The Triple Balance

A thin elastic film on a wet surface can do three things when peeled: fold flat, recoil elastically, or wrap around the water and encapsulate it. Which morphology occurs depends on dimensions. Encapsulation — the surprising outcome where the film lifts liquid against gravity — happens in a narrow parameter window.

The window sits at the intersection of three length scales. The elastocapillary length measures where surface tension overpowers bending stiffness. The elastogravity length measures where gravity overpowers elasticity. The capillary length measures where gravity overpowers surface tension. When all three are comparable — when no single force dominates — the film wraps.

Below the elastocapillary length, the film is too stiff: surface tension can’t bend it. Above the elastogravity length, the film is too heavy: gravity unfolds it. Outside the capillary length, the water is too heavy to be lifted. The encapsulation regime exists only where all three constraints are simultaneously satisfied, and this region is small.

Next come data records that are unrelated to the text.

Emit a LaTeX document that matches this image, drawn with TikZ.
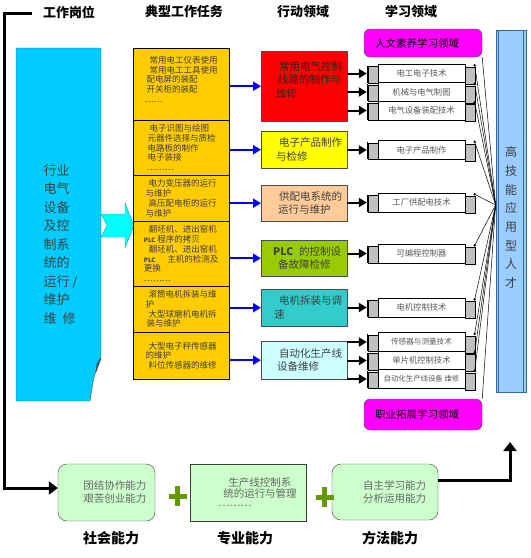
\documentclass[tikz,border=0pt]{standalone}
\usepackage{fontspec}
\setmainfont{Noto Sans CJK SC}
\usetikzlibrary{arrows.meta,calc,positioning}
\definecolor{postCyan}{HTML}{00CCFF}
\definecolor{arrowCyan}{HTML}{00FFFF}
\definecolor{arrowEdge}{HTML}{339999}
\definecolor{taskYellow}{HTML}{FFCC00}
\definecolor{actRed}{HTML}{FF0000}
\definecolor{actYellow}{HTML}{FFFF00}
\definecolor{actPeach}{HTML}{FFCC99}
\definecolor{actGreen}{HTML}{99CC00}
\definecolor{actTeal}{HTML}{33CCCC}
\definecolor{actIce}{HTML}{CCFFFF}
\definecolor{fieldMagenta}{HTML}{FF00FF}
\definecolor{talentBlue}{HTML}{99CCFF}
\definecolor{talentEdge}{HTML}{336699}
\definecolor{abilGreen}{HTML}{CCFFCC}
\definecolor{plusGreen}{HTML}{669900}
\definecolor{capGray}{HTML}{C0C0C0}
\definecolor{textGray}{HTML}{404040}
\tikzset{
  head/.style={font=\fontsize{13}{13}\selectfont\bfseries},
  task/.style={draw=black, fill=taskYellow, minimum width=96pt,
    anchor=north west, align=left, inner sep=0pt,
    font=\fontsize{8.5}{9.7}\selectfont, text=textGray},
  act/.style={draw=black!70, minimum width=86pt, text width=80pt,
    anchor=north west, align=left, inner sep=0pt,
    font=\fontsize{10.5}{13.5}\selectfont, text=textGray},
  scroll/.style={draw=black, fill=white, minimum width=87pt,
    minimum height=19pt, inner sep=0pt,
    font=\fontsize{8.3}{9}\selectfont, text=black!65},
  scroll cap/.style={draw=black, fill=capGray, line width=0.5pt},
  field/.style={draw=black!70, fill=fieldMagenta, rounded corners=6pt,
    minimum width=118pt, text width=96pt, align=left, inner sep=0pt,
    font=\fontsize{10.5}{11}\selectfont},
  talent/.style={draw=talentEdge, fill=talentBlue, line width=0.8pt,
    minimum width=30pt, minimum height=362pt, inner sep=0pt},
  talent text/.style={align=center, font=\fontsize{12}{18.7}\selectfont,
    text=textGray},
  post text/.style={anchor=west, align=left,
    font=\fontsize{13}{18.5}\selectfont, text=textGray},
  ability/.style={draw=black!75, fill=abilGreen, rounded corners=9pt,
    align=left, inner sep=0pt, font=\fontsize{10.5}{13}\selectfont,
    text=black!60},
  ability label/.style={font=\fontsize{14}{14}\selectfont\bfseries},
  blue arrow/.style={-{Triangle[length=8pt,width=9pt]}, line width=2.2pt,
    draw=blue},
  black arrow/.style={-{Triangle[length=8pt,width=9pt]}, line width=2pt},
  fan line/.style={line width=0.5pt},
  big line/.style={line width=3pt, -{Triangle[length=9pt,width=13pt]}},
  plus/.style={draw=plusGreen, line width=5pt}
}
\begin{document}
\begin{tikzpicture}[x=1pt,y=-1pt]
  \useasboundingbox (0,0) rectangle (531,558);
  % column heads
  \node[head] (hpost) at (69,12) {工作岗位};
  \node[head] (htask) at (184,12) {典型工作任务};
  \node[head] (hact) at (303,12) {行动领域};
  \node[head] (hlearn) at (411,12) {学习领域};
  % job post
  \draw[fill=postCyan, draw=black!70] (16,48) -- (101,48) -- (101,358)
    .. controls (98,366) and (95,372) .. (93,382) -- (90,401) -- (16,401) -- cycle;
  \draw[fill=postCyan!60!black, draw=black!70] (101,358)
    .. controls (99,364) .. (96,372) .. controls (97,366) and (95,364) .. (101,358);
  \node[post text] (post) at (40,244.5)
    {行业\\电气\\设备\\及控\\制系\\统的\\运行 /\\维护\\维\hspace{6pt}修};
  \draw[fill=arrowCyan, draw=arrowEdge] (101,214) -- (125,214) -- (125,203)
    -- (134,225.5) -- (125,248) -- (125,237) -- (101,237) -- (107,225.5) -- cycle;
  % typical tasks
  \node[task, minimum height=72pt] (t1) at (133,48)
    {\hspace*{5pt}常用电工仪表使用\\\hspace*{5pt}常用电工工具使用\\\hspace*{2pt}配电屏的装配\\\hspace*{2pt}开关柜的装配\\……\\\mbox{}};
  \node[task, minimum height=55pt] (t2) at (133,120)
    {\hspace*{3pt}电子识图与绘图\\\hspace*{1pt}元器件选择与质检\\\hspace*{1pt}电路板的制作\\\hspace*{1pt}电子装接\\………};
  \node[task, minimum height=46pt] (t3) at (133,175)
    {\hspace*{3pt}电力变压器的运行\\与维护\\\hspace*{3pt}高压配电柜的运行\\与维护};
  \node[task, minimum height=65pt] (t4) at (133,221)
    {\hspace*{5pt}翻坯机、进出窑机\\\textbf{\fontsize{6}{6}\selectfont PLC}\hspace{2pt}程序的拷贝\\\hspace*{5pt}翻坯机、进出窑机\\\textbf{\fontsize{6}{6}\selectfont PLC}\hspace{12pt}主机的检测及\\更换\\………};
  \node[task, minimum height=46pt] (t5) at (133,286)
    {\hspace*{3pt}滚筒电机拆装与维\\护\\\hspace*{3pt}大型球磨机电机拆\\\hspace*{1pt}装与维护};
  \node[task, minimum height=47pt] (t6) at (133,332)
    {\hspace*{3pt}大型电子秤传感器\\的维护\\\hspace*{3pt}料位传感器的维修};
  % action fields
  \node[act, fill=actRed, text=black!85, minimum height=70pt] (act1) at (261,51)
    {\hspace*{15pt}常用电气控制\\\hspace*{14pt}线路的制作与\\\hspace*{12pt}维修\\\mbox{}};
  \node[act, fill=actYellow, minimum height=37pt] (act2) at (261,131)
    {\hspace*{15pt}电子产品制作\\\hspace*{12pt}与检修};
  \node[act, fill=actPeach, minimum height=36pt] (act3) at (261,185)
    {\hspace*{15pt}供配电系统的\\\hspace*{14pt}运行与维护};
  \node[act, fill=actGreen, minimum height=36pt] (act4) at (261,240)
    {\hspace*{9pt}\textbf{PLC}\hspace{6pt}的控制设\\\hspace*{14pt}备故障检修};
  \node[act, fill=actTeal, minimum height=37pt] (act5) at (261,289)
    {\hspace*{15pt}电机拆装与调\\\hspace*{10pt}速};
  \node[act, fill=actIce, minimum height=38pt] (act6) at (261,341)
    {\hspace*{15pt}自动化生产线\\\hspace*{13pt}设备维修};
  \foreach \i in {1,...,6}
    \draw[blue arrow] (act\i.west -| t\i.east) -- (act\i.west);
  % learning fields
  \node[field, minimum height=28pt] (hum) at (423,43) {人文素养学习领域};
  \node[field, minimum height=31pt] (car) at (423,414.5) {职业拓展学习领域};
  \node[scroll] (s1) at (421.5,73.5) {电工电子技术};
  \node[scroll] (s2) at (421.5,92) {机械与电气制图};
  \node[scroll] (s3) at (421.5,110.5) {电气设备装配技术};
  \node[scroll] (s4) at (421.5,150) {电子产品制作};
  \node[scroll] (s5) at (421.5,202.5) {工厂供配电技术};
  \node[scroll] (s6) at (421.5,253.5) {可编程控制器};
  \node[scroll] (s7) at (421.5,307.5) {电机控制技术};
  \node[scroll, font=\fontsize{7.6}{8}\selectfont] (s8) at (421.5,342) {传感器与测量技术};
  \node[scroll] (s9) at (421.5,360.5) {单片机控制技术};
  \node[scroll, font=\fontsize{7.4}{8}\selectfont] (s10) at (421.5,379) {自动化生产线设备 维修};
  % talent
  \node[talent] (talent) at (511,211) {};
  \draw[talentEdge, line width=0.8pt] ([xshift=3pt]talent.north west) -- ([xshift=3pt]talent.south west)
    ([xshift=-3.5pt]talent.north east) -- ([xshift=-3.5pt]talent.south east);
  \node[talent text] (talentlbl) at ([yshift=-6.5pt]talent.center) {高\\技\\能\\应\\用\\型\\人\\才};
  \coordinate (hub) at ([yshift=6pt]talent.west);
  \foreach \i in {1,...,10} {
    \draw[scroll cap] ([xshift=-10pt,yshift=-2.5pt]s\i.north west) rectangle (s\i.south west);
    \draw[line width=0.9pt] ([xshift=-10.5pt,yshift=-2pt]s\i.north west) -- ([xshift=-10.5pt,yshift=0.5pt]s\i.south west);
    \draw[scroll cap] ([yshift=-3.5pt]s\i.north east) rectangle ([xshift=10pt,yshift=-1.5pt]s\i.south east);
    \fill ([xshift=9.5pt,yshift=-1.5pt]s\i.north east) circle (1.3pt);
    \draw[fan line] ([xshift=9.5pt,yshift=-1.5pt]s\i.north east) -- (hub);
  }
  \draw[fan line] (hum.south east) -- (hub);
  \draw[fan line] (car.north east) -- (hub);
  \draw[black arrow] (act1.east |- s1) -- ([xshift=-11pt]s1.west);
  \draw[black arrow] (act1.east |- s2) -- ([xshift=-11pt]s2.west);
  \draw[black arrow] (act1.east |- s3) -- ([xshift=-11pt]s3.west);
  \draw[black arrow] (act2.east |- s4) -- ([xshift=-11pt]s4.west);
  \draw[black arrow] (act3.east |- s5) -- ([xshift=-11pt]s5.west);
  \draw[black arrow] (act4.east |- s6) -- ([xshift=-11pt]s6.west);
  \draw[black arrow] (act5.east |- s7) -- ([xshift=-11pt]s7.west);
  \draw[black arrow] (act6.east |- s8) -- ([xshift=-11pt]s8.west);
  \draw[black arrow] (act6.east |- s9) -- ([xshift=-11pt]s9.west);
  \draw[black arrow] (act6.east |- s10) -- ([xshift=-11pt]s10.west);
  % abilities
  \node[ability, minimum width=97pt, minimum height=57pt] (abilA) at (106.5,492.5)
    {\hspace*{17pt}团结协作能力\\\hspace*{17pt}艰苦创业能力};
  \node[ability, rounded corners=0pt, minimum width=116pt, minimum height=57pt,
    font=\fontsize{10.5}{9.5}\selectfont] (abilB) at (248,492.5)
    {\hspace*{29pt}生产线控制系\\\hspace*{24pt}统的运行与管理\\\hspace*{19pt}………};
  \node[ability, minimum width=106pt, minimum height=56pt] (abilC) at (385,492)
    {\hspace*{19pt}自主学习能力\\\hspace*{19pt}分析运用能力};
  \draw[plus] (168.5,496) -- (186.5,496) (177.5,486) -- (177.5,506);
  \draw[plus] (315.5,497) -- (333.5,497) (324.5,487) -- (324.5,507);
  \node[ability label] (lsoc) at (111,538) {社会能力};
  \node[ability label] (lpro) at (245,538) {专业能力};
  \node[ability label] (lmet) at (390,538) {方法能力};
  \coordinate (ltop) at (32,13);
  \coordinate (outtip) at (510,442);
  \draw[big line] (ltop) -- ++(-28,0) |- ([yshift=4.5pt]abilA.west);
  \draw[big line] ([yshift=12pt]abilC.east) -| (outtip);
\end{tikzpicture}
\end{document}
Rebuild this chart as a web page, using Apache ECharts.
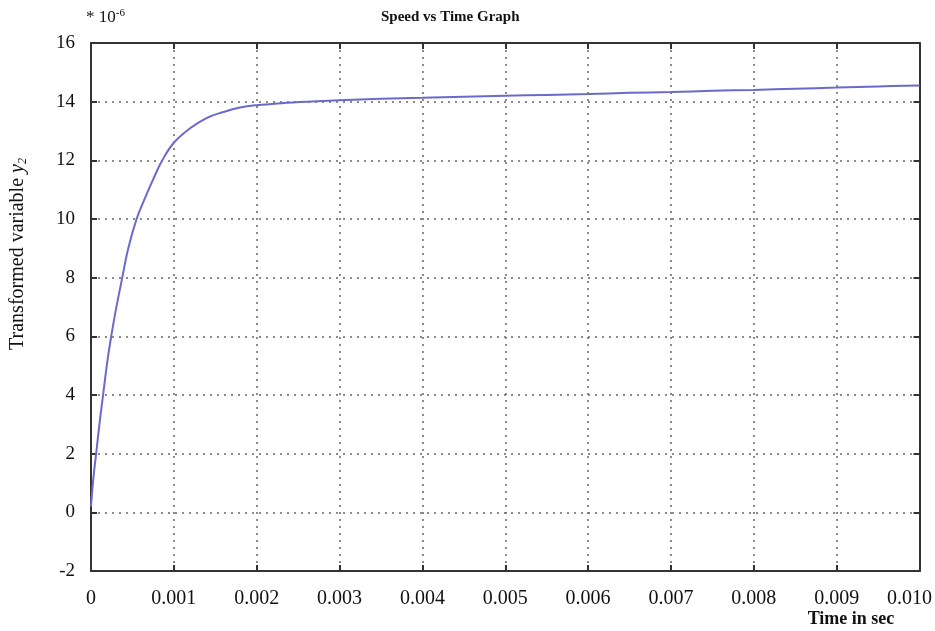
<!DOCTYPE html>
<html>
<head>
<meta charset="utf-8">
<script src="https://cdn.jsdelivr.net/npm/echarts@6/dist/echarts.min.js"></script>
<style>html,body{margin:0;padding:0;background:#fff}#c{width:935px;height:631px}</style>
</head>
<body>
<div id="c"></div>
<script>
var times = [0, 0.00003, 0.00007, 0.00011, 0.00015, 0.0002, 0.00025, 0.0003, 0.00037, 0.00045, 0.00055, 0.00065, 0.00075, 0.00086, 0.001, 0.0012, 0.0014, 0.0016, 0.0018, 0.002, 0.0023, 0.0026, 0.003, 0.0035, 0.004, 0.0045, 0.005, 0.0055, 0.006, 0.0065, 0.007, 0.0075, 0.008, 0.0085, 0.009, 0.0095, 0.01];
var values = [0.2, 1.2, 2.2, 3.2, 4.1, 5.2, 6.1, 6.9, 7.9, 9.0, 10.0, 10.7, 11.35, 12.0, 12.6, 13.1, 13.45, 13.65, 13.8, 13.88, 13.95, 14.0, 14.05, 14.1, 14.13, 14.17, 14.2, 14.23, 14.26, 14.3, 14.33, 14.37, 14.4, 14.44, 14.48, 14.52, 14.55];
var xTicks = ['0', '0.001', '0.002', '0.003', '0.004', '0.005', '0.006', '0.007', '0.008', '0.009', '0.010'];
var yTicks = [-2, 0, 2, 4, 6, 8, 10, 12, 14, 16];

var serif = 'Liberation Serif';
var chart = echarts.init(document.getElementById('c'));
var seriesData = times.map(function (t, i) { return [t, values[i]]; });
var grid = { left: 91, top: 43, right: 14, bottom: 60 };
var split = { show: true, lineStyle: { color: '#666', width: 1.5, type: [2, 5] } };
var axisLine = { show: true, onZero: false, lineStyle: { color: '#333', width: 2 } };
var tick = { show: true, inside: true, length: 6, lineStyle: { color: '#333', width: 2 } };

chart.setOption({
  animation: false,
  backgroundColor: '#fff',
  title: {
    text: 'Speed vs Time Graph',
    left: 376, top: 5,
    textStyle: { fontFamily: serif, fontSize: 15, fontWeight: 'bold', color: '#111' }
  },
  grid: grid,
  xAxis: [{
    type: 'value', min: 0, max: 0.01, interval: 0.001,
    axisLine: axisLine, axisTick: tick, splitLine: split,
    axisLabel: {
      margin: 18, color: '#111', fontFamily: serif, fontSize: 20,
      formatter: function (v) {
        var idx = Math.round(v / 0.001);
        if (idx === xTicks.length - 1) return '{last|' + xTicks[idx] + '}';
        return xTicks[idx];
      },
      rich: { last: { fontFamily: serif, fontSize: 20, color: '#111', padding: [0, 20, 0, 0] } }
    }
  }, {
    type: 'value', position: 'top', min: 0, max: 0.01, interval: 0.001,
    axisLine: axisLine, axisTick: tick, splitLine: { show: false }, axisLabel: { show: false }
  }],
  yAxis: [{
    type: 'value', min: yTicks[0], max: yTicks[yTicks.length - 1], interval: 2,
    axisLine: axisLine, axisTick: tick, splitLine: split,
    axisLabel: { margin: 16, color: '#111', fontFamily: serif, fontSize: 19 }
  }, {
    type: 'value', position: 'right', min: yTicks[0], max: yTicks[yTicks.length - 1], interval: 2,
    axisLine: axisLine, axisTick: tick, splitLine: { show: false }, axisLabel: { show: false }
  }],
  graphic: [{
    type: 'text', left: 86, top: 8,
    style: {
      text: '* 10{s|-6}', fill: '#111', font: '17px ' + serif,
      rich: { s: { fontFamily: serif, fontSize: 11, verticalAlign: 'top', padding: [0, 0, 8, 0], fill: '#111' } }
    }
  }, {
    type: 'text', x: 18, y: 254, rotation: Math.PI / 2,
    style: {
      text: 'Transformed variable {i|y}{s|2}', fill: '#111', font: '20px ' + serif,
      align: 'center', verticalAlign: 'middle',
      rich: {
        i: { fontFamily: serif, fontStyle: 'italic', fontSize: 20, fill: '#111' },
        s: { fontFamily: serif, fontStyle: 'italic', fontSize: 12, fill: '#111', padding: [10, 0, 0, 0] }
      }
    }
  }, {
    type: 'text', x: 851, y: 619,
    style: {
      text: 'Time in sec', fill: '#111', font: 'bold 18px ' + serif,
      align: 'center', verticalAlign: 'middle'
    }
  }],
  series: [{
    type: 'line', data: seriesData, showSymbol: false, smooth: 0.4,
    lineStyle: { color: '#6a6acc', width: 2 }, xAxisIndex: 0, yAxisIndex: 0
  }]
});
</script>
</body>
</html>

The physical criterion is a balance of bending, capillary, and gravitational energies — a three-way tie where no force wins outright. The film bends just enough to wrap, surface tension holds the water just firmly enough, and gravity is just weak enough relative to both. Move any parameter significantly and one force dominates, destroying the encapsulation.

The triple balance is fragile by construction. The interesting morphology lives where nothing is in charge.